Bacteria control the oxidation of iron through the MamP protein

However, the bacteria are not just able to precisely control the shape and size of the magnetite particles, but the chemical composition of the particles as well. They create the exact chemical conditions for the oxides of the two different iron ions, i.e. the doubly charged iron(II) (Fe(II)) and the triple-charged iron(III) (Fe(III)), to be formed in exactly the right proportions. As the second study now shows, in which the scientists in Potsdam were also involved, a protein named MamP plays the critical role. This protein was found exclusively in magnetotactic bacteria and resembles cytochromes.

Cytochrome transfers electrons in redox reactions during cellular respiration and other biochemical processes. The researchers have now established that MamP oxidises Fe(II) to Fe(III). The bacteria therefore only need iron(II) in order to create the magnetite particles. By having genetically altered the protein, the scientists also identified the structural elements important for the iron oxidation reaction, among other results.
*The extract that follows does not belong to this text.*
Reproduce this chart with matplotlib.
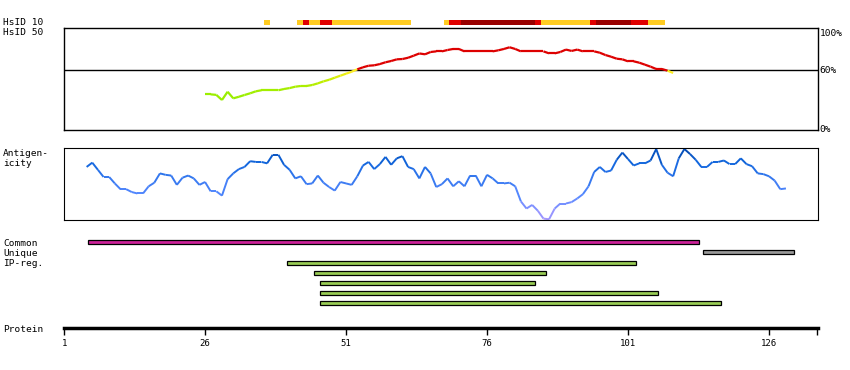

These subunits of the protein are labelled magnetochromes.

“Until now, it was not known whether the bacteria started with iron(II) or iron(III) when forming magnetite”, explains Damien Faivre. “Our study has now resolved this question.” The answer also corresponds to what one would expect from the environment of the bacteria: in the oxygen-poor layer where the microbes live, iron is present in the more weakly oxidised form, i.e. that of iron(II).